Campus News

Retrospective exhibition looks at etching, printmaking

Trick or Treat-H.Artwork
Trick or Treat

The exhibition Polly Knipp Hill: Marking a Life Through Etching will be on display until June 3 at the Georgia Museum of Art. It features 32 prints by the artist, vintage photographs and examples of the printmaking process.

Organized by guest curators Lynn Barstis Williams Katz and Enee Abelman, this show brings to light a talented and technically skilled printmaker whose work was often overshadowed by that of her husband, artist George Snow Hill. It is organized icnographically according to the categories into which the artist herself divided her print oeuvre: Paris, America with “street and countryside scenes,” Florida, Arcadia (or reminiscences of her childhood), children’s games and mountain culture. The groupings also reflect the chronology of her etching career.
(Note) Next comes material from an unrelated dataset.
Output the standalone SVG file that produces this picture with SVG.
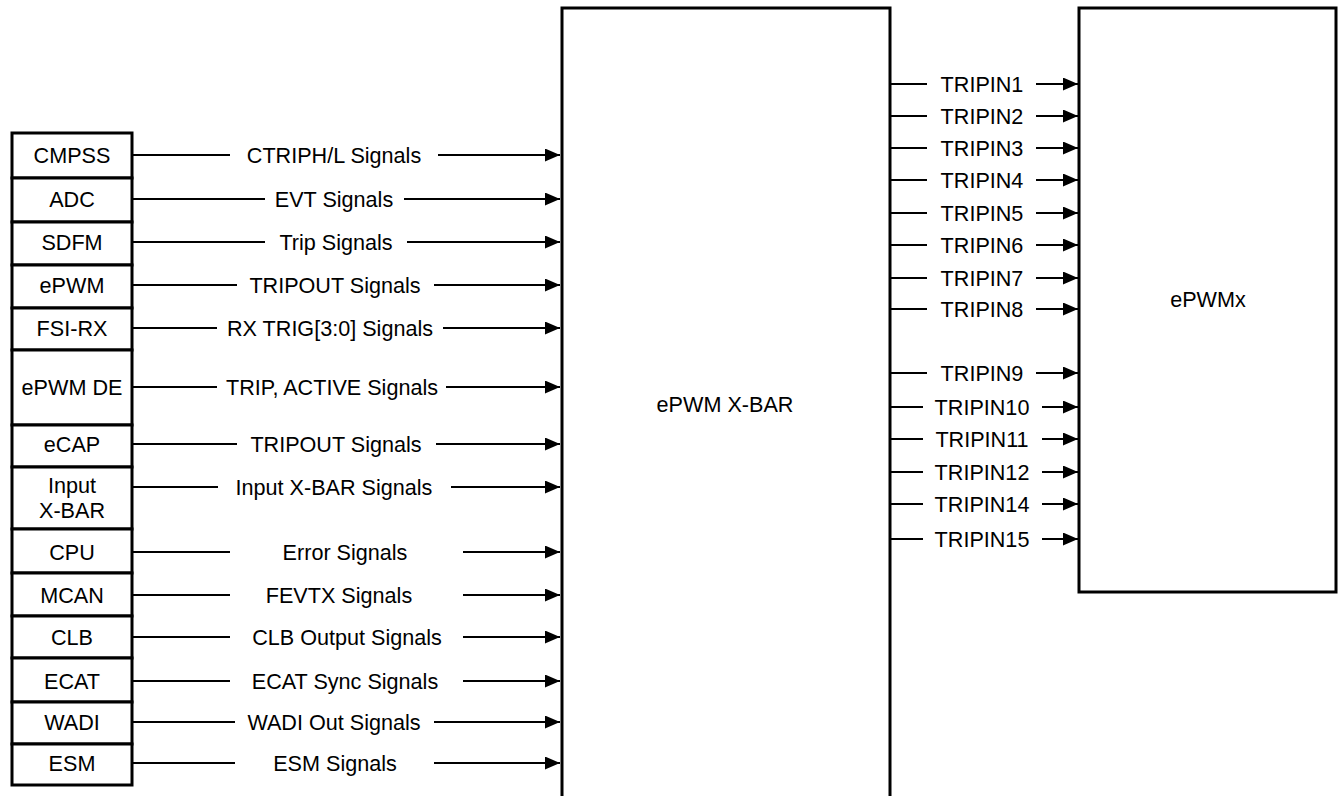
<svg xmlns="http://www.w3.org/2000/svg" width="1338" height="796" viewBox="0 0 1338 796">
<style>
.box{fill:#fff;stroke:#000;stroke-width:3}
.ln{stroke:#000;stroke-width:1.8;fill:none}
.t{font-family:"Liberation Sans",Arial,sans-serif;font-size:21.6px;fill:#000;text-anchor:middle}
</style>
<defs>
<marker id="ah" markerUnits="userSpaceOnUse" markerWidth="16" markerHeight="14" refX="15" refY="6.5" orient="auto">
<path d="M0,0 L15,6.5 L0,13 Z" fill="#000"/>
</marker>
</defs>
<rect width="1338" height="796" fill="#fff"/>
<g id="xbar"><rect class="box" x="562" y="8" width="328" height="800"/><text class="t" x="725" y="412">ePWM X-BAR</text></g>
<g id="epwmx"><rect class="box" x="1079" y="8" width="257" height="584"/><text class="t" x="1208" y="307">ePWMx</text></g>
<g id="cmpss"><rect class="box" x="12" y="133" width="120" height="45"/><text class="t" x="72" y="162.5">CMPSS</text></g>
<g id="adc"><rect class="box" x="12" y="178" width="120" height="44"/><text class="t" x="72" y="206.5">ADC</text></g>
<g id="sdfm"><rect class="box" x="12" y="222" width="120" height="43"/><text class="t" x="72" y="249.5">SDFM</text></g>
<g id="epwm"><rect class="box" x="12" y="265" width="120" height="43"/><text class="t" x="72" y="292.5">ePWM</text></g>
<g id="fsirx"><rect class="box" x="12" y="308" width="120" height="42"/><text class="t" x="72" y="335.5">FSI-RX</text></g>
<g id="epwmde"><rect class="box" x="12" y="350" width="120" height="75"/><text class="t" x="72" y="394.5">ePWM DE</text></g>
<g id="ecap"><rect class="box" x="12" y="425" width="120" height="42"/><text class="t" x="72" y="451.5">eCAP</text></g>
<g id="inputxbar"><rect class="box" x="12" y="467" width="120" height="62"/><text class="t" x="72" y="493">Input</text><text class="t" x="72" y="518">X-BAR</text></g>
<g id="cpu"><rect class="box" x="12" y="529" width="120" height="44"/><text class="t" x="72" y="559.5">CPU</text></g>
<g id="mcan"><rect class="box" x="12" y="573" width="120" height="43"/><text class="t" x="72" y="602.5">MCAN</text></g>
<g id="clb"><rect class="box" x="12" y="616" width="120" height="42"/><text class="t" x="72" y="644.5">CLB</text></g>
<g id="ecat"><rect class="box" x="12" y="658" width="120" height="44"/><text class="t" x="72" y="688.5">ECAT</text></g>
<g id="wadi"><rect class="box" x="12" y="702" width="120" height="42"/><text class="t" x="72" y="729.5">WADI</text></g>
<g id="esm"><rect class="box" x="12" y="744" width="120" height="41"/><text class="t" x="72" y="770.5">ESM</text></g>
<g id="connectors">
<path class="ln" d="M132,155H230"/><path class="ln" d="M438,155H560" marker-end="url(#ah)"/><text class="t" x="334" y="162.5">CTRIPH/L Signals</text>
<path class="ln" d="M132,199H265"/><path class="ln" d="M404,199H560" marker-end="url(#ah)"/><text class="t" x="334" y="206.5">EVT Signals</text>
<path class="ln" d="M132,242H265"/><path class="ln" d="M407,242H560" marker-end="url(#ah)"/><text class="t" x="336" y="249.5">Trip Signals</text>
<path class="ln" d="M132,285H237"/><path class="ln" d="M434,285H560" marker-end="url(#ah)"/><text class="t" x="335" y="292.5">TRIPOUT Signals</text>
<path class="ln" d="M132,328H217"/><path class="ln" d="M443,328H560" marker-end="url(#ah)"/><text class="t" x="330" y="335.5">RX TRIG[3:0] Signals</text>
<path class="ln" d="M132,387H217"/><path class="ln" d="M446,387H560" marker-end="url(#ah)"/><text class="t" x="332" y="394.5">TRIP, ACTIVE Signals</text>
<path class="ln" d="M132,444H237"/><path class="ln" d="M436,444H560" marker-end="url(#ah)"/><text class="t" x="336" y="451.5">TRIPOUT Signals</text>
<path class="ln" d="M132,487H218"/><path class="ln" d="M451,487H560" marker-end="url(#ah)"/><text class="t" x="334" y="494.5">Input X-BAR Signals</text>
<path class="ln" d="M132,552H230"/><path class="ln" d="M463,552H560" marker-end="url(#ah)"/><text class="t" x="345" y="559.5">Error Signals</text>
<path class="ln" d="M132,595H230"/><path class="ln" d="M463,595H560" marker-end="url(#ah)"/><text class="t" x="339" y="602.5">FEVTX Signals</text>
<path class="ln" d="M132,637H230"/><path class="ln" d="M463,637H560" marker-end="url(#ah)"/><text class="t" x="347" y="644.5">CLB Output Signals</text>
<path class="ln" d="M132,681H230"/><path class="ln" d="M463,681H560" marker-end="url(#ah)"/><text class="t" x="345" y="688.5">ECAT Sync Signals</text>
<path class="ln" d="M132,722H235"/><path class="ln" d="M434,722H560" marker-end="url(#ah)"/><text class="t" x="334" y="729.5">WADI Out Signals</text>
<path class="ln" d="M132,763H235"/><path class="ln" d="M434,763H560" marker-end="url(#ah)"/><text class="t" x="335" y="770.5">ESM Signals</text>
<path class="ln" d="M890,84H927"/><path class="ln" d="M1036,84H1078" marker-end="url(#ah)"/><text class="t" x="982" y="91.5">TRIPIN1</text>
<path class="ln" d="M890,116H927"/><path class="ln" d="M1036,116H1078" marker-end="url(#ah)"/><text class="t" x="982" y="123.5">TRIPIN2</text>
<path class="ln" d="M890,148H927"/><path class="ln" d="M1036,148H1078" marker-end="url(#ah)"/><text class="t" x="982" y="155.5">TRIPIN3</text>
<path class="ln" d="M890,180H927"/><path class="ln" d="M1036,180H1078" marker-end="url(#ah)"/><text class="t" x="982" y="187.5">TRIPIN4</text>
<path class="ln" d="M890,213H927"/><path class="ln" d="M1036,213H1078" marker-end="url(#ah)"/><text class="t" x="982" y="220.5">TRIPIN5</text>
<path class="ln" d="M890,245H927"/><path class="ln" d="M1036,245H1078" marker-end="url(#ah)"/><text class="t" x="982" y="252.5">TRIPIN6</text>
<path class="ln" d="M890,278H927"/><path class="ln" d="M1036,278H1078" marker-end="url(#ah)"/><text class="t" x="982" y="285.5">TRIPIN7</text>
<path class="ln" d="M890,309H927"/><path class="ln" d="M1036,309H1078" marker-end="url(#ah)"/><text class="t" x="982" y="316.5">TRIPIN8</text>
<path class="ln" d="M890,373H927"/><path class="ln" d="M1036,373H1078" marker-end="url(#ah)"/><text class="t" x="982" y="380.5">TRIPIN9</text>
<path class="ln" d="M890,407H923"/><path class="ln" d="M1042,407H1078" marker-end="url(#ah)"/><text class="t" x="982" y="414.5">TRIPIN10</text>
<path class="ln" d="M890,439H923"/><path class="ln" d="M1042,439H1078" marker-end="url(#ah)"/><text class="t" x="982" y="446.5">TRIPIN11</text>
<path class="ln" d="M890,472H923"/><path class="ln" d="M1042,472H1078" marker-end="url(#ah)"/><text class="t" x="982" y="479.5">TRIPIN12</text>
<path class="ln" d="M890,504H923"/><path class="ln" d="M1042,504H1078" marker-end="url(#ah)"/><text class="t" x="982" y="511.5">TRIPIN14</text>
<path class="ln" d="M890,539H923"/><path class="ln" d="M1042,539H1078" marker-end="url(#ah)"/><text class="t" x="982" y="546.5">TRIPIN15</text>
</g>
</svg>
 Born in 1900 in Ithaca, N.Y., Hill studied illustration at the Crouse College of Fine Arts at Syracuse University, where she met her husband. She first studied etching in Paris at the Académie Colarossi while living in the Latin Quarter. Her work during this period consisted mainly of European architectural views and was heavily influenced by such conservative American printmakers as John Taylor Arms and Samuel Chamberlain.

 After the stock market crash of 1929, the Hills moved back to the U.S., where they worked steadily in home studios in New York City, St. Petersburg, Fla., and, later, the small lakeside town of Highlands, N.C. By the end of the 1930s, Hill’s intaglio oeuvre, which now included drypoints and roulettes in addition to etchings, was the subject of significant exhibitions. The U.S. National Museum, now part of the Smithsonian Institution, sponsored a solo exhibition of 50 of her etchings and drypoints, mostly European scenes, in 1937. In 1941, she sold an etching to the Library of Congress, which eventually purchased a total of five of her works. 

Hill’s prints depict mostly scenes of leisure, but some address social issues, and, taken as a whole, they illustrate the development and changes of an individual artistic sensibility.

“Like other women artists whose careers began in the 1920s . . . she created captivating scenes portraying American culture,” said Katz.

“Although she first focused on European architecture, in her mature period, her broad intaglio oeuvre grew to encompass poignant, amusing and slightly satirical genre scenes that featured communal activity,” said Abelman.

The exhibition will be accompanied by a volume of the museum’s Bulletin, including full-color reproductions of many of Hill’s prints and an extensive essay on her life and career by Katz and Abelman.